### TASK PROMPT
Transcribe the lines below verbatim, skipping the images.

### DATA PROVIDED
====================

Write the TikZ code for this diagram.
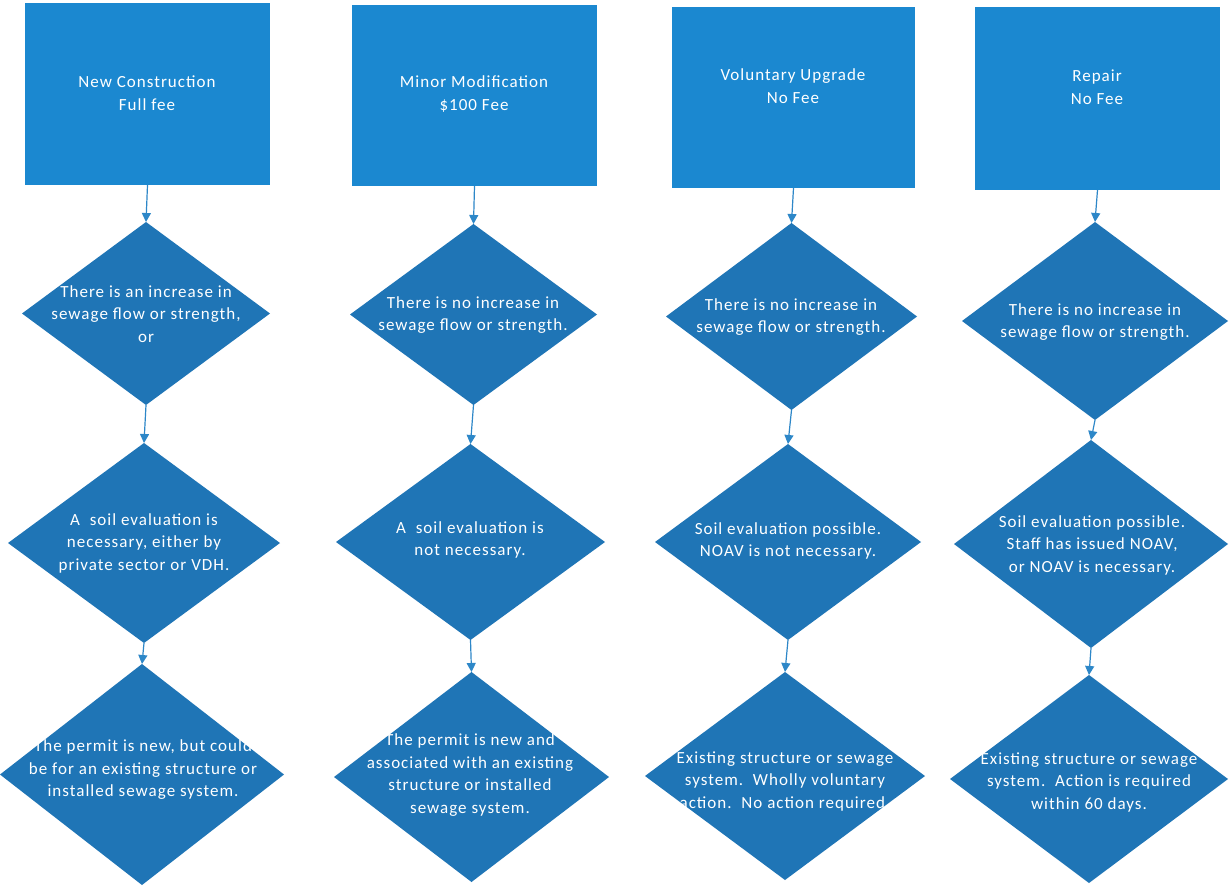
\documentclass[tikz,border=0pt]{standalone}
\usepackage{fontspec}
\setmainfont{Carlito}[LetterSpace=6]
\usetikzlibrary{shapes.geometric,arrows.meta}
\definecolor{rectblue}{RGB}{27,136,208}
\definecolor{diablue}{RGB}{31,117,182}
\definecolor{arrblue}{RGB}{45,135,200}
\tikzset{
  box/.style={rectangle, fill=rectblue, draw=none, inner sep=0pt, outer sep=0pt},
  dia/.style={diamond, fill=diablue, draw=none, inner sep=0pt, outer sep=0pt},
  txt/.style={text=white, align=center, inner sep=0pt, font=\fontsize{17}{22.5}\selectfont},
  arr/.style={draw=arrblue, line width=1.2pt, -{Triangle[width=9pt,length=9pt]}}
}
\begin{document}
\begin{tikzpicture}[x=1pt,y=-1pt]
\fill[white] (0,0) rectangle (1230,886);
\useasboundingbox (0,0) rectangle (1230,886);
% column 1
\node[box, minimum width=245pt, minimum height=182pt] (r1) at (147.5,94) {};
\node[dia, minimum width=248pt, minimum height=183pt] (d11) at (146,313.5) {};
\node[dia, minimum width=272pt, minimum height=200pt] (d12) at (144,543) {};
\node[dia, minimum width=284pt, minimum height=221pt] (d13) at (142,774.5) {};
% column 2
\node[box, minimum width=245pt, minimum height=181pt] (r2) at (474.5,95.5) {};
\node[dia, minimum width=247pt, minimum height=181pt] (d21) at (473.5,314.5) {};
\node[dia, minimum width=269pt, minimum height=196pt] (d22) at (470.5,542) {};
\node[dia, minimum width=275pt, minimum height=210pt] (d23) at (471.5,777) {};
% column 3
\node[box, minimum width=243pt, minimum height=181pt] (r3) at (793.5,97.5) {};
\node[dia, minimum width=251pt, minimum height=187pt] (d31) at (791.5,316.5) {};
\node[dia, minimum width=266pt, minimum height=196pt] (d32) at (788,542) {};
\node[dia, minimum width=280pt, minimum height=208pt] (d33) at (785,776) {};
% column 4
\node[box, minimum width=245pt, minimum height=183pt] (r4) at (1097.5,98.5) {};
\node[dia, minimum width=266pt, minimum height=198pt] (d41) at (1095,321) {};
\node[dia, minimum width=274pt, minimum height=208pt] (d42) at (1091,544) {};
\node[dia, minimum width=278pt, minimum height=208pt] (d43) at (1089,779) {};
% texts
\node[txt] (t1) at (147,93) {New Construction\\Full fee};
\node[txt] (t2) at (474,94) {Minor Modification\\\$100 Fee};
\node[txt] (t3) at (793,86) {Voluntary Upgrade\\No Fee};
\node[txt] (t4) at (1097,87) {Repair\\No Fee};
\node[txt] (t11) at (146,314) {There is an increase in\\sewage flow or strength,\\or};
\node[txt] (t12) at (144,543) {A\ \ soil evaluation is\\necessary, either by\\private sector or VDH.};
\node[txt] (t13) at (143,770) {The permit is new, but could\\be for an existing structure or\\installed sewage system.};
\node[txt] (t21) at (473,315) {There is no increase in\\sewage flow or strength.};
\node[txt] (t22) at (470,540) {A\ \ soil evaluation is\\not necessary.};
\node[txt] (t23) at (470,775) {The permit is new and\\associated with an existing\\structure or installed\\sewage system.};
\node[txt] (t31) at (791,317) {There is no increase in\\sewage flow or strength.};
\node[txt] (t32) at (788,541) {Soil evaluation possible.\\NOAV is not necessary.};
\node[txt] (t33) at (785,781) {Existing structure or sewage\\system.\ \ Wholly voluntary\\action.\ \ No action required.};
\node[txt] (t41) at (1095,322) {There is no increase in\\sewage flow or strength.};
\node[txt] (t42) at (1092,545) {Soil evaluation possible.\\Staff has issued NOAV,\\or NOAV is necessary.};
\node[txt] (t43) at (1089,782) {Existing structure or sewage\\system.\ \ Action is required\\within 60 days.};
% arrows
\draw[arr] (r1.south) -- (d11.north);
\draw[arr] (d11.south) -- (d12.north);
\draw[arr] (d12.south) -- (d13.north);
\draw[arr] (r2.south) -- (d21.north);
\draw[arr] (d21.south) -- (d22.north);
\draw[arr] (d22.south) -- (d23.north);
\draw[arr] (r3.south) -- (d31.north);
\draw[arr] (d31.south) -- (d32.north);
\draw[arr] (d32.south) -- (d33.north);
\draw[arr] (r4.south) -- (d41.north);
\draw[arr] (d41.south) -- (d42.north);
\draw[arr] (d42.south) -- (d43.north);
\end{tikzpicture}
\end{document}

====================

### OUTPUT OF THE EXERCISE
Write the TikZ code for this diagram.
\documentclass[tikz,border=0pt]{standalone}
\usepackage{fontspec}
\setmainfont{Carlito}[LetterSpace=6]
\usetikzlibrary{shapes.geometric,arrows.meta}
\definecolor{rectblue}{RGB}{27,136,208}
\definecolor{diablue}{RGB}{31,117,182}
\definecolor{arrblue}{RGB}{45,135,200}
\tikzset{
  box/.style={rectangle, fill=rectblue, draw=none, inner sep=0pt, outer sep=0pt},
  dia/.style={diamond, fill=diablue, draw=none, inner sep=0pt, outer sep=0pt},
  txt/.style={text=white, align=center, inner sep=0pt, font=\fontsize{17}{22.5}\selectfont},
  arr/.style={draw=arrblue, line width=1.2pt, -{Triangle[width=9pt,length=9pt]}}
}
\begin{document}
\begin{tikzpicture}[x=1pt,y=-1pt]
\fill[white] (0,0) rectangle (1230,886);
\useasboundingbox (0,0) rectangle (1230,886);
% column 1
\node[box, minimum width=245pt, minimum height=182pt] (r1) at (147.5,94) {};
\node[dia, minimum width=248pt, minimum height=183pt] (d11) at (146,313.5) {};
\node[dia, minimum width=272pt, minimum height=200pt] (d12) at (144,543) {};
\node[dia, minimum width=284pt, minimum height=221pt] (d13) at (142,774.5) {};
% column 2
\node[box, minimum width=245pt, minimum height=181pt] (r2) at (474.5,95.5) {};
\node[dia, minimum width=247pt, minimum height=181pt] (d21) at (473.5,314.5) {};
\node[dia, minimum width=269pt, minimum height=196pt] (d22) at (470.5,542) {};
\node[dia, minimum width=275pt, minimum height=210pt] (d23) at (471.5,777) {};
% column 3
\node[box, minimum width=243pt, minimum height=181pt] (r3) at (793.5,97.5) {};
\node[dia, minimum width=251pt, minimum height=187pt] (d31) at (791.5,316.5) {};
\node[dia, minimum width=266pt, minimum height=196pt] (d32) at (788,542) {};
\node[dia, minimum width=280pt, minimum height=208pt] (d33) at (785,776) {};
% column 4
\node[box, minimum width=245pt, minimum height=183pt] (r4) at (1097.5,98.5) {};
\node[dia, minimum width=266pt, minimum height=198pt] (d41) at (1095,321) {};
\node[dia, minimum width=274pt, minimum height=208pt] (d42) at (1091,544) {};
\node[dia, minimum width=278pt, minimum height=208pt] (d43) at (1089,779) {};
% texts
\node[txt] (t1) at (147,93) {New Construction\\Full fee};
\node[txt] (t2) at (474,94) {Minor Modification\\\$100 Fee};
\node[txt] (t3) at (793,86) {Voluntary Upgrade\\No Fee};
\node[txt] (t4) at (1097,87) {Repair\\No Fee};
\node[txt] (t11) at (146,314) {There is an increase in\\sewage flow or strength,\\or};
\node[txt] (t12) at (144,543) {A\ \ soil evaluation is\\necessary, either by\\private sector or VDH.};
\node[txt] (t13) at (143,770) {The permit is new, but could\\be for an existing structure or\\installed sewage system.};
\node[txt] (t21) at (473,315) {There is no increase in\\sewage flow or strength.};
\node[txt] (t22) at (470,540) {A\ \ soil evaluation is\\not necessary.};
\node[txt] (t23) at (470,775) {The permit is new and\\associated with an existing\\structure or installed\\sewage system.};
\node[txt] (t31) at (791,317) {There is no increase in\\sewage flow or strength.};
\node[txt] (t32) at (788,541) {Soil evaluation possible.\\NOAV is not necessary.};
\node[txt] (t33) at (785,781) {Existing structure or sewage\\system.\ \ Wholly voluntary\\action.\ \ No action required.};
\node[txt] (t41) at (1095,322) {There is no increase in\\sewage flow or strength.};
\node[txt] (t42) at (1092,545) {Soil evaluation possible.\\Staff has issued NOAV,\\or NOAV is necessary.};
\node[txt] (t43) at (1089,782) {Existing structure or sewage\\system.\ \ Action is required\\within 60 days.};
% arrows
\draw[arr] (r1.south) -- (d11.north);
\draw[arr] (d11.south) -- (d12.north);
\draw[arr] (d12.south) -- (d13.north);
\draw[arr] (r2.south) -- (d21.north);
\draw[arr] (d21.south) -- (d22.north);
\draw[arr] (d22.south) -- (d23.north);
\draw[arr] (r3.south) -- (d31.north);
\draw[arr] (d31.south) -- (d32.north);
\draw[arr] (d32.south) -- (d33.north);
\draw[arr] (r4.south) -- (d41.north);
\draw[arr] (d41.south) -- (d42.north);
\draw[arr] (d42.south) -- (d43.north);
\end{tikzpicture}
\end{document}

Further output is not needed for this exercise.